PROBLEM: Return all of the data exactly as written, without the pictures.

DATA LINES:
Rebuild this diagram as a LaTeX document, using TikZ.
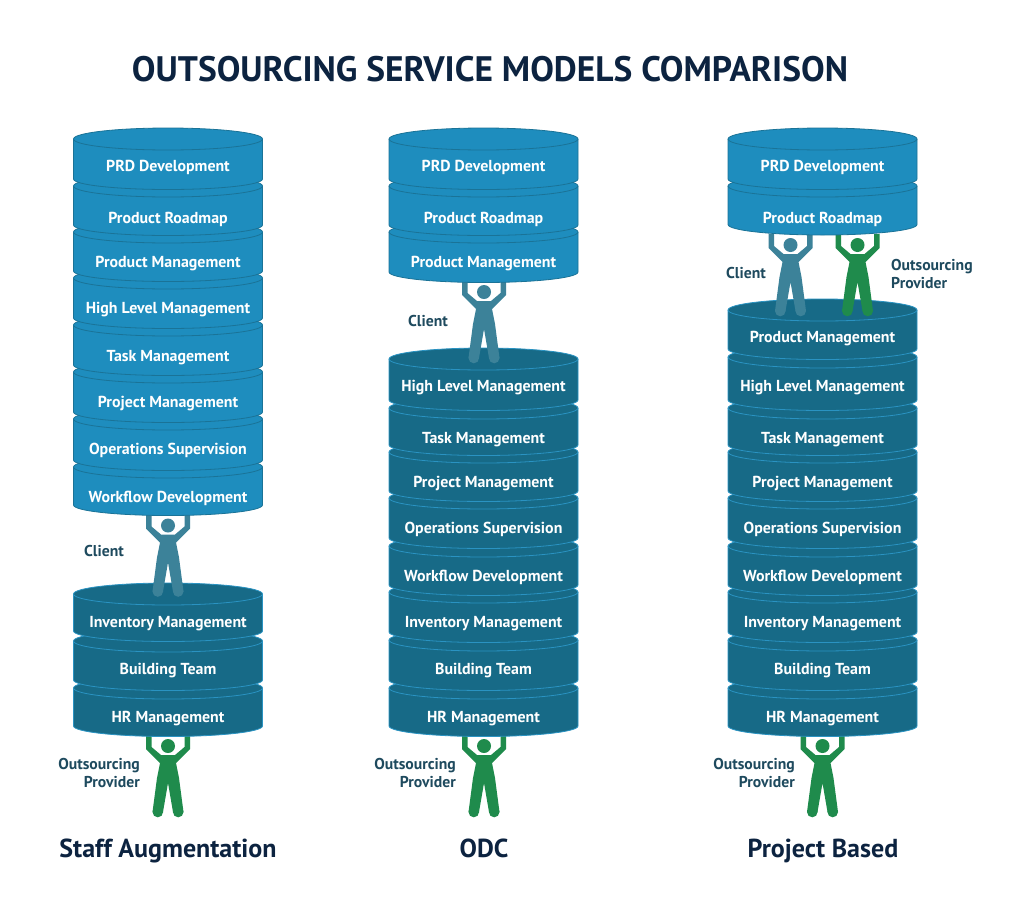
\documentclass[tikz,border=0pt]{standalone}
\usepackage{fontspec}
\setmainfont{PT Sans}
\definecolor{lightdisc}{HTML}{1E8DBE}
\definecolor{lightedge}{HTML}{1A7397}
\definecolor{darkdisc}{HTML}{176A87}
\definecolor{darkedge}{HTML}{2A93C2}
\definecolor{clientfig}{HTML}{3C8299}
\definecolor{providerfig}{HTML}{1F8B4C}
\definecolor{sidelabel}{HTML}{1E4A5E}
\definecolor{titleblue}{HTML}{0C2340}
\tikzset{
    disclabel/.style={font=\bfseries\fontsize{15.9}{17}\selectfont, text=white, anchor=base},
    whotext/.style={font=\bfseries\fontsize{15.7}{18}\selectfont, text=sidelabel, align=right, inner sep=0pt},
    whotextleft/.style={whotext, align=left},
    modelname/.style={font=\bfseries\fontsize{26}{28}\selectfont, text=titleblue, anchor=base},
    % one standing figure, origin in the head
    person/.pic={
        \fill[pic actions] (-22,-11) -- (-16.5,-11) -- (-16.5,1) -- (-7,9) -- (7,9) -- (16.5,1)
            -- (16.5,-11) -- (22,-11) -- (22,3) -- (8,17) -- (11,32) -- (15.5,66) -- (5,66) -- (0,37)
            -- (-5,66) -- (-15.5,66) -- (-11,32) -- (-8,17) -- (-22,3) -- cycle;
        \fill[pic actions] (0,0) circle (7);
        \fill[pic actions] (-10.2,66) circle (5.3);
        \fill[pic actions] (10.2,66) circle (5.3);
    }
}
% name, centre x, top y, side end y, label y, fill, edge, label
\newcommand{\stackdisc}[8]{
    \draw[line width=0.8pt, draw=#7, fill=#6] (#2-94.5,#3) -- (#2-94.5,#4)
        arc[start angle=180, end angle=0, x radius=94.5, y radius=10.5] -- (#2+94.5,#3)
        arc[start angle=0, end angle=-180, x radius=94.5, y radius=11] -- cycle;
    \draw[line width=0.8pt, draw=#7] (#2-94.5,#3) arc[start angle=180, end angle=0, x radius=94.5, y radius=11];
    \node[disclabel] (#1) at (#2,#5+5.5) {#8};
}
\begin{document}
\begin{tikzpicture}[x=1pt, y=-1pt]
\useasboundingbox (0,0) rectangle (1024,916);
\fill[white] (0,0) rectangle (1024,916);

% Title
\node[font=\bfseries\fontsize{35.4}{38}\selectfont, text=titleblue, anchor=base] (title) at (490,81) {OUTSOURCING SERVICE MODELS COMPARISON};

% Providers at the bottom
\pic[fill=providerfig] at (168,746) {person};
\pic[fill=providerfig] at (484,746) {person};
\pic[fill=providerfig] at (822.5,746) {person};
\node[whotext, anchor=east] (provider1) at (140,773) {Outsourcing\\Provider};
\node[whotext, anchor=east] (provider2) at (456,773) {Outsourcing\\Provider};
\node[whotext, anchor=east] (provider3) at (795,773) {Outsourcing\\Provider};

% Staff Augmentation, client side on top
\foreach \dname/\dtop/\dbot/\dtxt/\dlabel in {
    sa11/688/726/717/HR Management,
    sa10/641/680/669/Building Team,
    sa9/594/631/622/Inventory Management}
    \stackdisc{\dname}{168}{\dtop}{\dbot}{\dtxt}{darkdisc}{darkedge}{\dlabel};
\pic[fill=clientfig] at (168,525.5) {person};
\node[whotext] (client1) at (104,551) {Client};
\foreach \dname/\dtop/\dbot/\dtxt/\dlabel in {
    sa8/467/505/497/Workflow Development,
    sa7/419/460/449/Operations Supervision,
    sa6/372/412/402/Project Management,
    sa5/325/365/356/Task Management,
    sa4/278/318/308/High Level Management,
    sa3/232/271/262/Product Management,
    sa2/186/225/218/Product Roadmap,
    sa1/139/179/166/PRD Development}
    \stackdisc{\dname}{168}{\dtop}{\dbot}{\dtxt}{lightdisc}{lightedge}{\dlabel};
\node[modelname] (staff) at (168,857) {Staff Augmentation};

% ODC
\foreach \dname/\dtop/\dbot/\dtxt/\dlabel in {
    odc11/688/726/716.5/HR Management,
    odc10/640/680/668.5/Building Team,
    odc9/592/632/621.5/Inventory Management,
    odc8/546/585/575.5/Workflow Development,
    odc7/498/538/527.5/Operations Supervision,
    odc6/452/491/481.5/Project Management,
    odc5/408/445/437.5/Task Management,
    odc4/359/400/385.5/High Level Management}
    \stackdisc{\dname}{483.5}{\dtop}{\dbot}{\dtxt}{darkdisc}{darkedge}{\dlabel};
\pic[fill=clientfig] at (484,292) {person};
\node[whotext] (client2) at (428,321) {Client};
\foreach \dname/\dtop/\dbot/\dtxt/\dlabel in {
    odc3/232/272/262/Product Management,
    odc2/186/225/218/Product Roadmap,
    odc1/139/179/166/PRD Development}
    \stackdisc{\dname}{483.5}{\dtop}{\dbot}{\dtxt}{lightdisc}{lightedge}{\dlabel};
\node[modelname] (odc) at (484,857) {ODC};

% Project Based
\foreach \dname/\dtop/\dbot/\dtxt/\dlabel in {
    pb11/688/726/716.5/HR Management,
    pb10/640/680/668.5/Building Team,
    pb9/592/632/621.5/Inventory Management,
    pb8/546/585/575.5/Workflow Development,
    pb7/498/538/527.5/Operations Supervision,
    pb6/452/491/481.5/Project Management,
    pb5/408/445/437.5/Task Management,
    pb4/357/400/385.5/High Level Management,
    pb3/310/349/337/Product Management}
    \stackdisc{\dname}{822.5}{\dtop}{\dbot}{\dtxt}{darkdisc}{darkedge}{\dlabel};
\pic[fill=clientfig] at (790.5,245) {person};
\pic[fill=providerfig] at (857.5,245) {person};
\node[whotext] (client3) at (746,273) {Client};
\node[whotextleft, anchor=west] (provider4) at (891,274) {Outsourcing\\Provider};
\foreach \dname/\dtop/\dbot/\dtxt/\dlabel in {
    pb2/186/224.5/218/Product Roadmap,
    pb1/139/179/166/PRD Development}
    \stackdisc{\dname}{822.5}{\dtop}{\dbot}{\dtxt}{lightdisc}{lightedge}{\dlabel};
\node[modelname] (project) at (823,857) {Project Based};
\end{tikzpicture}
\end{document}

SOLVED PROBLEM:
Rebuild this diagram as a LaTeX document, using TikZ.
\documentclass[tikz,border=0pt]{standalone}
\usepackage{fontspec}
\setmainfont{PT Sans}
\definecolor{lightdisc}{HTML}{1E8DBE}
\definecolor{lightedge}{HTML}{1A7397}
\definecolor{darkdisc}{HTML}{176A87}
\definecolor{darkedge}{HTML}{2A93C2}
\definecolor{clientfig}{HTML}{3C8299}
\definecolor{providerfig}{HTML}{1F8B4C}
\definecolor{sidelabel}{HTML}{1E4A5E}
\definecolor{titleblue}{HTML}{0C2340}
\tikzset{
    disclabel/.style={font=\bfseries\fontsize{15.9}{17}\selectfont, text=white, anchor=base},
    whotext/.style={font=\bfseries\fontsize{15.7}{18}\selectfont, text=sidelabel, align=right, inner sep=0pt},
    whotextleft/.style={whotext, align=left},
    modelname/.style={font=\bfseries\fontsize{26}{28}\selectfont, text=titleblue, anchor=base},
    % one standing figure, origin in the head
    person/.pic={
        \fill[pic actions] (-22,-11) -- (-16.5,-11) -- (-16.5,1) -- (-7,9) -- (7,9) -- (16.5,1)
            -- (16.5,-11) -- (22,-11) -- (22,3) -- (8,17) -- (11,32) -- (15.5,66) -- (5,66) -- (0,37)
            -- (-5,66) -- (-15.5,66) -- (-11,32) -- (-8,17) -- (-22,3) -- cycle;
        \fill[pic actions] (0,0) circle (7);
        \fill[pic actions] (-10.2,66) circle (5.3);
        \fill[pic actions] (10.2,66) circle (5.3);
    }
}
% name, centre x, top y, side end y, label y, fill, edge, label
\newcommand{\stackdisc}[8]{
    \draw[line width=0.8pt, draw=#7, fill=#6] (#2-94.5,#3) -- (#2-94.5,#4)
        arc[start angle=180, end angle=0, x radius=94.5, y radius=10.5] -- (#2+94.5,#3)
        arc[start angle=0, end angle=-180, x radius=94.5, y radius=11] -- cycle;
    \draw[line width=0.8pt, draw=#7] (#2-94.5,#3) arc[start angle=180, end angle=0, x radius=94.5, y radius=11];
    \node[disclabel] (#1) at (#2,#5+5.5) {#8};
}
\begin{document}
\begin{tikzpicture}[x=1pt, y=-1pt]
\useasboundingbox (0,0) rectangle (1024,916);
\fill[white] (0,0) rectangle (1024,916);

% Title
\node[font=\bfseries\fontsize{35.4}{38}\selectfont, text=titleblue, anchor=base] (title) at (490,81) {OUTSOURCING SERVICE MODELS COMPARISON};

% Providers at the bottom
\pic[fill=providerfig] at (168,746) {person};
\pic[fill=providerfig] at (484,746) {person};
\pic[fill=providerfig] at (822.5,746) {person};
\node[whotext, anchor=east] (provider1) at (140,773) {Outsourcing\\Provider};
\node[whotext, anchor=east] (provider2) at (456,773) {Outsourcing\\Provider};
\node[whotext, anchor=east] (provider3) at (795,773) {Outsourcing\\Provider};

% Staff Augmentation, client side on top
\foreach \dname/\dtop/\dbot/\dtxt/\dlabel in {
    sa11/688/726/717/HR Management,
    sa10/641/680/669/Building Team,
    sa9/594/631/622/Inventory Management}
    \stackdisc{\dname}{168}{\dtop}{\dbot}{\dtxt}{darkdisc}{darkedge}{\dlabel};
\pic[fill=clientfig] at (168,525.5) {person};
\node[whotext] (client1) at (104,551) {Client};
\foreach \dname/\dtop/\dbot/\dtxt/\dlabel in {
    sa8/467/505/497/Workflow Development,
    sa7/419/460/449/Operations Supervision,
    sa6/372/412/402/Project Management,
    sa5/325/365/356/Task Management,
    sa4/278/318/308/High Level Management,
    sa3/232/271/262/Product Management,
    sa2/186/225/218/Product Roadmap,
    sa1/139/179/166/PRD Development}
    \stackdisc{\dname}{168}{\dtop}{\dbot}{\dtxt}{lightdisc}{lightedge}{\dlabel};
\node[modelname] (staff) at (168,857) {Staff Augmentation};

% ODC
\foreach \dname/\dtop/\dbot/\dtxt/\dlabel in {
    odc11/688/726/716.5/HR Management,
    odc10/640/680/668.5/Building Team,
    odc9/592/632/621.5/Inventory Management,
    odc8/546/585/575.5/Workflow Development,
    odc7/498/538/527.5/Operations Supervision,
    odc6/452/491/481.5/Project Management,
    odc5/408/445/437.5/Task Management,
    odc4/359/400/385.5/High Level Management}
    \stackdisc{\dname}{483.5}{\dtop}{\dbot}{\dtxt}{darkdisc}{darkedge}{\dlabel};
\pic[fill=clientfig] at (484,292) {person};
\node[whotext] (client2) at (428,321) {Client};
\foreach \dname/\dtop/\dbot/\dtxt/\dlabel in {
    odc3/232/272/262/Product Management,
    odc2/186/225/218/Product Roadmap,
    odc1/139/179/166/PRD Development}
    \stackdisc{\dname}{483.5}{\dtop}{\dbot}{\dtxt}{lightdisc}{lightedge}{\dlabel};
\node[modelname] (odc) at (484,857) {ODC};

% Project Based
\foreach \dname/\dtop/\dbot/\dtxt/\dlabel in {
    pb11/688/726/716.5/HR Management,
    pb10/640/680/668.5/Building Team,
    pb9/592/632/621.5/Inventory Management,
    pb8/546/585/575.5/Workflow Development,
    pb7/498/538/527.5/Operations Supervision,
    pb6/452/491/481.5/Project Management,
    pb5/408/445/437.5/Task Management,
    pb4/357/400/385.5/High Level Management,
    pb3/310/349/337/Product Management}
    \stackdisc{\dname}{822.5}{\dtop}{\dbot}{\dtxt}{darkdisc}{darkedge}{\dlabel};
\pic[fill=clientfig] at (790.5,245) {person};
\pic[fill=providerfig] at (857.5,245) {person};
\node[whotext] (client3) at (746,273) {Client};
\node[whotextleft, anchor=west] (provider4) at (891,274) {Outsourcing\\Provider};
\foreach \dname/\dtop/\dbot/\dtxt/\dlabel in {
    pb2/186/224.5/218/Product Roadmap,
    pb1/139/179/166/PRD Development}
    \stackdisc{\dname}{822.5}{\dtop}{\dbot}{\dtxt}{lightdisc}{lightedge}{\dlabel};
\node[modelname] (project) at (823,857) {Project Based};
\end{tikzpicture}
\end{document}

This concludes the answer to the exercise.